Yeah, so do I, Shaw. So do I.

This journey for answers is what I presumed the Prometheus sequel would show us, and I
think that was going to be the plan originally, but alas, it seems Alien: Covenant is telling a very
different story. So when will we get the Engineers’ full plan disclosed to us?
Probably not in Covenant. This leads
me to the biggest question still left at the end of Prometheus…
1. Where did the
Alien come from?
Oh, right. The whole point of the movie Prometheus existing, or so I thought, was to answer this question. And yet, it didn’t even
come close.
So…what happened, Ridley Scott? You were supposed to tell us
the origins of the creature from Alien
in a single movie, and now it has expanded to how many movies?
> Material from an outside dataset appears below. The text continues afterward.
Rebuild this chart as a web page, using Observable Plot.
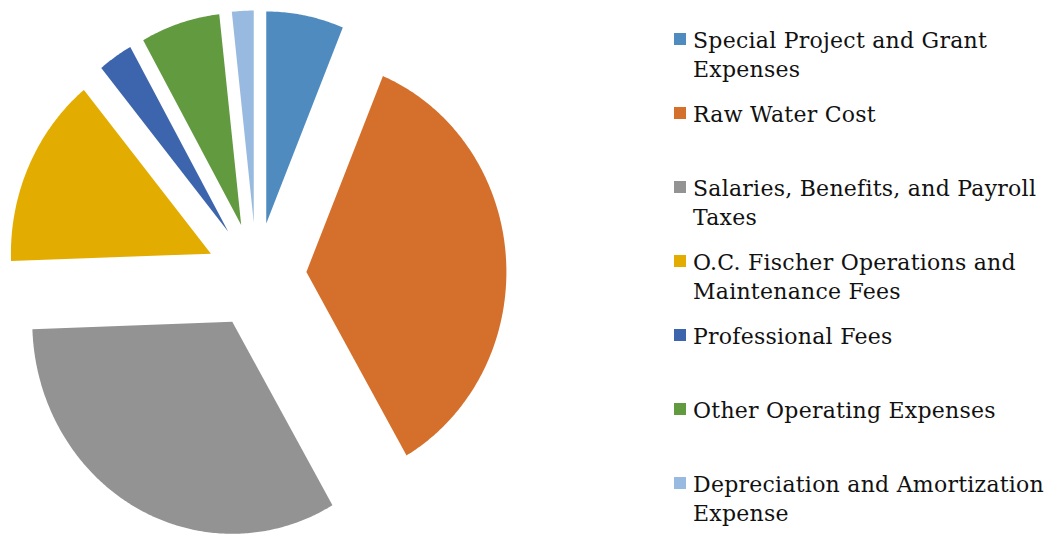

Actual article headline: “Ridley
Scott has six more Alien sequels in mind”
Now here's an updated headline: "Ridley Scott teases two Alien: Covenant sequels, not four"
So I guess he doesn't know, either? I’m highly skeptical all of these movies
will be made.

What I liked the most about Prometheus was how much mystery it maintained while also exploring
something I had barely given any thought to: who that guy in the chair was in
the original Alien. I loved learning
about who the Engineers were and a bit of what they were doing with the black
goo and mutation and creation of life and whatnot, but now in Covenant, it doesn’t seem like we’ll get
much more of that. Obviously the black goo has something to do with where the
xenomorph came from, but what, exactly? Instead of further exploring it, the
sequel now just seems like a distraction from the main question.
Let me make it clear that yes, I am very excited for Alien:
Covenant. I just wish Ridley Scott was following up more closely on what he
established in Prometheus. He himself
even said he didn’t think the xenomorph was scary anymore and that’s why Prometheus became the movie that it did,
but now I see a sequel with Alien
right in the title and the xenomorph in all the trailers and I wonder, does he
even know what story he’s trying to tell anymore? At what point will we see the
Engineer ship full of xenomorph eggs crash-land on LV-426, or will we see it at
all? Hopefully, by the time this overindulgent and overelaborate story of
prequels is over, we finally have an answer to where the Alien originated,
otherwise, what was the point of any of this?